• [What you will do] Omit every image, and transcribe the remaining entries exactly as given.

Charts and diagrams as code:
● ● ●

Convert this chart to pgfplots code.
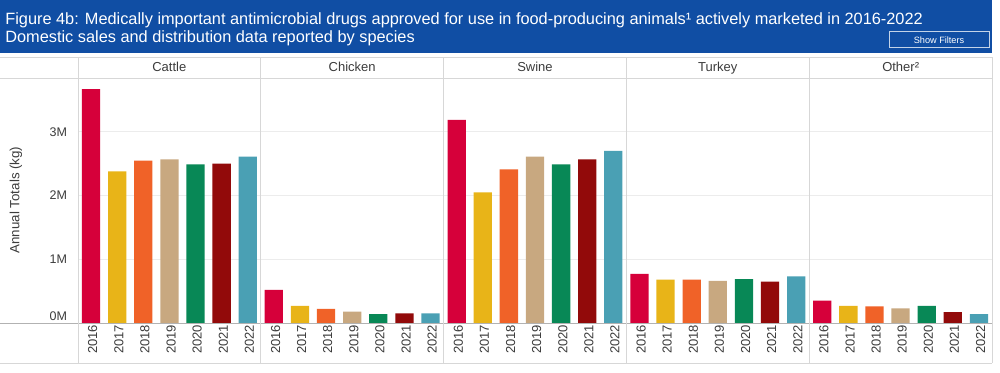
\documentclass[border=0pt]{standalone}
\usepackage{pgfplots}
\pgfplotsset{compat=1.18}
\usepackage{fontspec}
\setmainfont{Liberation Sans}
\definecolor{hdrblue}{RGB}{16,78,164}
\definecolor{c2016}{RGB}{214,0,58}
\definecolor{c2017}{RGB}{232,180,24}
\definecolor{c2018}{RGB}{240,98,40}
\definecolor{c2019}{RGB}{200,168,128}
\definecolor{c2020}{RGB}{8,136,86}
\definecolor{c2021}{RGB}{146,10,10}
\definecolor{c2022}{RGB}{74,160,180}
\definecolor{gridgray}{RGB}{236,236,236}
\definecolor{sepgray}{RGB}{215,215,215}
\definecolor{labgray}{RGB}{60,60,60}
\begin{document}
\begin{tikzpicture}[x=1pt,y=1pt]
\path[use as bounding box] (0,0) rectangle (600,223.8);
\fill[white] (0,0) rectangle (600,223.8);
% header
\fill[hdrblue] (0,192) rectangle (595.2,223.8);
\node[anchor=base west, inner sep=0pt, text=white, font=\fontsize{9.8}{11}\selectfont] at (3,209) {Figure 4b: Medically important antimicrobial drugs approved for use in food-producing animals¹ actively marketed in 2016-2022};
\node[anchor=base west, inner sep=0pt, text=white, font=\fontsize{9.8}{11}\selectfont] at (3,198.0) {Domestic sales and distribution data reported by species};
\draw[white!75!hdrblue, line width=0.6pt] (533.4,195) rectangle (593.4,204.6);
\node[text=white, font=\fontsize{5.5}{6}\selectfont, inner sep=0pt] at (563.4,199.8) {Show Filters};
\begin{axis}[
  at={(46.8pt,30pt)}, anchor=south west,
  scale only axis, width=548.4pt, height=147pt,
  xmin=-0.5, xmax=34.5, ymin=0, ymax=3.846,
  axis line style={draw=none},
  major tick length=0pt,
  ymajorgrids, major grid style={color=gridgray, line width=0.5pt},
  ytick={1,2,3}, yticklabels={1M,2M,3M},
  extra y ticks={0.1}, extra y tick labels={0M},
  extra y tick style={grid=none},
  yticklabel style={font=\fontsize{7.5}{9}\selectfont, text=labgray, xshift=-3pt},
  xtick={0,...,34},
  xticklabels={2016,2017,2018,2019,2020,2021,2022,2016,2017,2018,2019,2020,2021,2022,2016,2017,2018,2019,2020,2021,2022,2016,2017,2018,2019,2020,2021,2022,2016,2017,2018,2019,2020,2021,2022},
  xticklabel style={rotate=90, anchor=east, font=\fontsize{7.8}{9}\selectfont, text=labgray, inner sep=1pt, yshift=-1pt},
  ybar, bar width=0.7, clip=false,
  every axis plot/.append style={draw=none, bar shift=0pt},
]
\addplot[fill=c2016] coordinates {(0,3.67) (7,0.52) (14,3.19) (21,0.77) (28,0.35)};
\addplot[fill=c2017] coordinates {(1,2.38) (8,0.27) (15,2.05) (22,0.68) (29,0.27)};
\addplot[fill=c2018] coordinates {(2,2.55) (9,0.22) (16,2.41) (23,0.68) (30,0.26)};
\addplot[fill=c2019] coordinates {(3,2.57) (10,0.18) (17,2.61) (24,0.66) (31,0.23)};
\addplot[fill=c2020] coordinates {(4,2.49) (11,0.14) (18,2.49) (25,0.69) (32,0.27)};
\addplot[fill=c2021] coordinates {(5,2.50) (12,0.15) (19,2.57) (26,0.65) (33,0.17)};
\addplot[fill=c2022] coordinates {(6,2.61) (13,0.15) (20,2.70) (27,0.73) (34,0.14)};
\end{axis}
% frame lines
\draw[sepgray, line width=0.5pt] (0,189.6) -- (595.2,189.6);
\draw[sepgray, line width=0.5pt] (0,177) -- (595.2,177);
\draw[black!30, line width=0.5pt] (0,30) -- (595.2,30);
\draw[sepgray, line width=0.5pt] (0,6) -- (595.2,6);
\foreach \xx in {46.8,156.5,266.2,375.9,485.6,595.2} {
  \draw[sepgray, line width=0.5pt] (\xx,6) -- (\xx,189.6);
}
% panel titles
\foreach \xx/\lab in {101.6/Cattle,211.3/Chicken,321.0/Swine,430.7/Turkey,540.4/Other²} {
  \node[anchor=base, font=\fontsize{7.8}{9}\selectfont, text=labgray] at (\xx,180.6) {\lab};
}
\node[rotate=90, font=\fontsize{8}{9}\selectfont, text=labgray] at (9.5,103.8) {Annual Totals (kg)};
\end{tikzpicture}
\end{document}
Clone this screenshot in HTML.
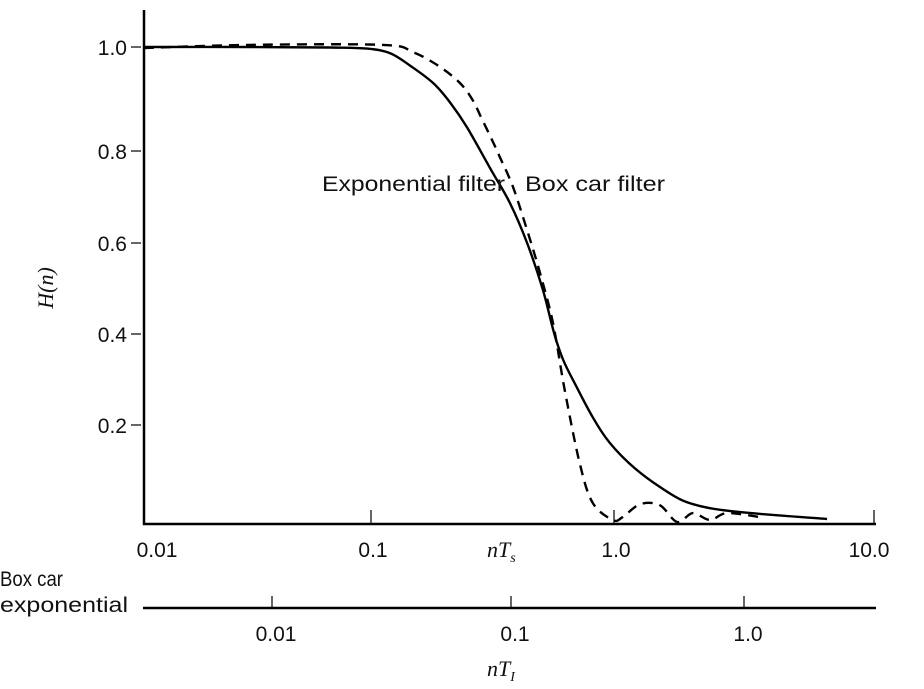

● ● ●

• [Solution below]
Convert this chart to pgfplots code.
\documentclass[border=0pt]{standalone}
\usepackage{pgfplots}
\pgfplotsset{compat=1.18}
\usepackage{fontspec}
\setmainfont{Liberation Sans}
\definecolor{hdrblue}{RGB}{16,78,164}
\definecolor{c2016}{RGB}{214,0,58}
\definecolor{c2017}{RGB}{232,180,24}
\definecolor{c2018}{RGB}{240,98,40}
\definecolor{c2019}{RGB}{200,168,128}
\definecolor{c2020}{RGB}{8,136,86}
\definecolor{c2021}{RGB}{146,10,10}
\definecolor{c2022}{RGB}{74,160,180}
\definecolor{gridgray}{RGB}{236,236,236}
\definecolor{sepgray}{RGB}{215,215,215}
\definecolor{labgray}{RGB}{60,60,60}
\begin{document}
\begin{tikzpicture}[x=1pt,y=1pt]
\path[use as bounding box] (0,0) rectangle (600,223.8);
\fill[white] (0,0) rectangle (600,223.8);
% header
\fill[hdrblue] (0,192) rectangle (595.2,223.8);
\node[anchor=base west, inner sep=0pt, text=white, font=\fontsize{9.8}{11}\selectfont] at (3,209) {Figure 4b: Medically important antimicrobial drugs approved for use in food-producing animals¹ actively marketed in 2016-2022};
\node[anchor=base west, inner sep=0pt, text=white, font=\fontsize{9.8}{11}\selectfont] at (3,198.0) {Domestic sales and distribution data reported by species};
\draw[white!75!hdrblue, line width=0.6pt] (533.4,195) rectangle (593.4,204.6);
\node[text=white, font=\fontsize{5.5}{6}\selectfont, inner sep=0pt] at (563.4,199.8) {Show Filters};
\begin{axis}[
  at={(46.8pt,30pt)}, anchor=south west,
  scale only axis, width=548.4pt, height=147pt,
  xmin=-0.5, xmax=34.5, ymin=0, ymax=3.846,
  axis line style={draw=none},
  major tick length=0pt,
  ymajorgrids, major grid style={color=gridgray, line width=0.5pt},
  ytick={1,2,3}, yticklabels={1M,2M,3M},
  extra y ticks={0.1}, extra y tick labels={0M},
  extra y tick style={grid=none},
  yticklabel style={font=\fontsize{7.5}{9}\selectfont, text=labgray, xshift=-3pt},
  xtick={0,...,34},
  xticklabels={2016,2017,2018,2019,2020,2021,2022,2016,2017,2018,2019,2020,2021,2022,2016,2017,2018,2019,2020,2021,2022,2016,2017,2018,2019,2020,2021,2022,2016,2017,2018,2019,2020,2021,2022},
  xticklabel style={rotate=90, anchor=east, font=\fontsize{7.8}{9}\selectfont, text=labgray, inner sep=1pt, yshift=-1pt},
  ybar, bar width=0.7, clip=false,
  every axis plot/.append style={draw=none, bar shift=0pt},
]
\addplot[fill=c2016] coordinates {(0,3.67) (7,0.52) (14,3.19) (21,0.77) (28,0.35)};
\addplot[fill=c2017] coordinates {(1,2.38) (8,0.27) (15,2.05) (22,0.68) (29,0.27)};
\addplot[fill=c2018] coordinates {(2,2.55) (9,0.22) (16,2.41) (23,0.68) (30,0.26)};
\addplot[fill=c2019] coordinates {(3,2.57) (10,0.18) (17,2.61) (24,0.66) (31,0.23)};
\addplot[fill=c2020] coordinates {(4,2.49) (11,0.14) (18,2.49) (25,0.69) (32,0.27)};
\addplot[fill=c2021] coordinates {(5,2.50) (12,0.15) (19,2.57) (26,0.65) (33,0.17)};
\addplot[fill=c2022] coordinates {(6,2.61) (13,0.15) (20,2.70) (27,0.73) (34,0.14)};
\end{axis}
% frame lines
\draw[sepgray, line width=0.5pt] (0,189.6) -- (595.2,189.6);
\draw[sepgray, line width=0.5pt] (0,177) -- (595.2,177);
\draw[black!30, line width=0.5pt] (0,30) -- (595.2,30);
\draw[sepgray, line width=0.5pt] (0,6) -- (595.2,6);
\foreach \xx in {46.8,156.5,266.2,375.9,485.6,595.2} {
  \draw[sepgray, line width=0.5pt] (\xx,6) -- (\xx,189.6);
}
% panel titles
\foreach \xx/\lab in {101.6/Cattle,211.3/Chicken,321.0/Swine,430.7/Turkey,540.4/Other²} {
  \node[anchor=base, font=\fontsize{7.8}{9}\selectfont, text=labgray] at (\xx,180.6) {\lab};
}
\node[rotate=90, font=\fontsize{8}{9}\selectfont, text=labgray] at (9.5,103.8) {Annual Totals (kg)};
\end{tikzpicture}
\end{document}
Clone this screenshot in HTML.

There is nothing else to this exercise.